Here is an example of a subflow that will query a Cloud SQL instance:

id: query_my_postgres_database
namespace: company.team
description: "Query Postgres database and display results in logs"

inputs:
- id: sqlQuery
  type: STRING
  defaults: "SELECT * FROM public.jobs ORDER BY created_at desc limit 1" # SQL query example

tasks:
- id: query_data
  type: io.kestra.plugin.jdbc.postgresql.Query
  url: jdbc:postgresql://MY_HOST/MY_DATABASE
  username: MY_USER
  password: "{{ secrets.get('my-postgres-password') }}"
  sql: "{{ inputs.sqlQuery }}"
  fetchType: FETCH

- id: show_result
  type: io.kestra.plugin.core.log.Log
  message: |
    {% for row in outputs.query_data.rows %}
      {%- for key in row.keySet() -%}
        {{key}} : {{row.get(key)}} |
      {%- endfor -%}
      \n
    {% endfor %}"

# To make it easier to use the results in another flow
# we expose the query result by using `outputs`
outputs:
- id: query_result
  value: "{{ outputs.query_data.rows }}"
  type: JSON

You can either execute this sublow as is, or use it in another flow to avoid repeating the same logic.

Executing the subflow will prompt you to enter the SQL query you want to execute :

Subflow execution

Using the subflow in a flow

  - id: query_last_job
    type: io.kestra.core.tasks.flows.Subflow
    namespace: company.team
    flowId: query_my_postgres_database
    inputs:
      sqlQuery: "SELECT * FROM public.jobs ORDER BY created_at desc limit 1"
    wait: true
    transmitFailed: true

  - id: use_result
    type: io.kestra.core.tasks.debugs.Return
    # Use the query result from the subflow
    format: "{{ outputs.query_last_job.outputs.query_result }}"

Connection details are stored in the subflow, and only the SQL query is exposed to the user.
Subflow natively displays results in logs for easy debugging.
Outputs of the subflow can be used in the parent flow by using outputs.query_data.rows in the show_result task.

Note: wait: true will wait for the subflow to finish before continuing the flow execution. transmitFailed: true will transmit the failed status of the subflow to the parent flow.

Parent flow logs will display tasks from subflow directly: Subflow execution from parent flow

Subflows vs Terraform templating

Subflows hide unnecessary details to their users, abstracting connection details, logging and such for a given set of tasks.

Terraform modules allow you to define complex flows in a modular way.

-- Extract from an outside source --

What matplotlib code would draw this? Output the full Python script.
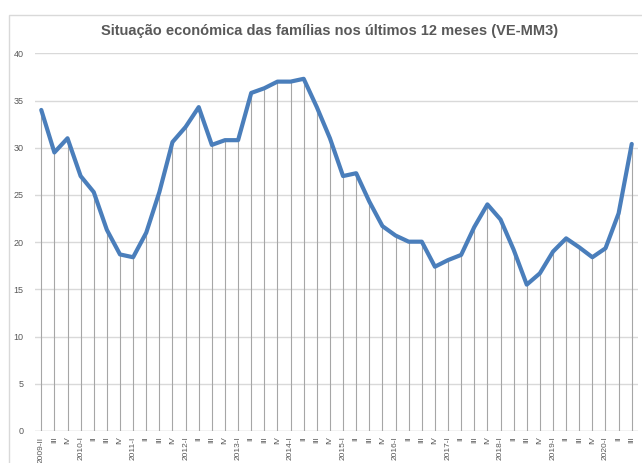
import matplotlib
matplotlib.use("Agg")
import matplotlib.pyplot as plt
from matplotlib.patches import Rectangle

plt.rcParams['font.family'] = ['Liberation Sans', 'DejaVu Sans']

quarters = ["2009-II", "III", "IV",
            "2010-I", "II", "III", "IV",
            "2011-I", "II", "III", "IV",
            "2012-I", "II", "III", "IV",
            "2013-I", "II", "III", "IV",
            "2014-I", "II", "III", "IV",
            "2015-I", "II", "III", "IV",
            "2016-I", "II", "III", "IV",
            "2017-I", "II", "III", "IV",
            "2018-I", "II", "III", "IV",
            "2019-I", "II", "III", "IV",
            "2020-I", "II", "III"]
values = [34.0, 29.5, 31.0,
          27.0, 25.3, 21.3, 18.7,
          18.4, 21.0, 25.3, 30.6,
          32.2, 34.3, 30.3, 30.8,
          30.8, 35.8, 36.3, 37.0,
          37.0, 37.3, 34.3, 31.0,
          27.0, 27.3, 24.3, 21.7,
          20.7, 20.05, 20.05, 17.4,
          18.1, 18.65, 21.6, 24.0,
          22.4, 19.2, 15.5, 16.7,
          19.0, 20.4, 19.45, 18.4,
          19.35, 23.05, 30.4]
yticks = [0, 5, 10, 15, 20, 25, 30, 35, 40]
title = "Situação económica das famílias nos últimos 12 meses (VE-MM3)"

W, H = 642, 463
fig = plt.figure(figsize=(W / 100, H / 100), dpi=100)

# chart border (cropped at right and bottom)
fig.patches.append(Rectangle((9 / W, -0.1), 1.2, (H - 15) / H + 0.1,
                             transform=fig.transFigure, fill=False,
                             edgecolor='#D9D9D9', linewidth=1.0))

left, right = 34.7, 638.3
top, bottom = 53.3, 431.0
ax = fig.add_axes([left / W, 1 - bottom / H, (right - left) / W, (bottom - top) / H])

x = list(range(len(values)))
ax.set_xlim(-0.5, len(values) - 0.5)
ax.set_ylim(0, 40)

for yv in yticks[1:]:
    ax.axhline(yv, color='#D9D9D9', linewidth=1.0, zorder=0)
ax.axhline(0, color='#BFBFBF', linewidth=1.0, zorder=1)

ax.vlines(x, 0, values, color='#A6A6A6', linewidth=0.8, zorder=2)
ax.plot(x, values, color='#4A7EBB', linewidth=3.0, solid_joinstyle='round',
        solid_capstyle='round', zorder=3)

for s in ax.spines.values():
    s.set_visible(False)

ax.set_yticks(yticks)
ax.set_yticklabels([str(v) for v in yticks], fontsize=6.5, color='#595959')
ax.set_xticks(x)
ax.set_xticklabels(quarters, rotation=90, fontsize=6.0, color='#595959')
ax.tick_params(axis='both', length=0)
ax.tick_params(axis='y', pad=8)
ax.tick_params(axis='x', pad=4)

fig.text(330 / W, 1 - 31 / H, title, ha='center', va='center',
         fontsize=10.5, fontweight='bold', color='#595959')

fig.savefig("out.png", dpi=100)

Also it supports passing outputs from one Terraform resource to another across systems (Airbyte terraform resource output to Kestra module input variable) and strongly validate inputs which is not possible with subflows.

Conclusion

Terraform templating is a powerful way to define flows in a modular way, and to expose only the variables that are meant to be changed.

It is a great way to make your codebase more maintainable and to facilitate onboarding for users unfamiliar with Kestra syntax.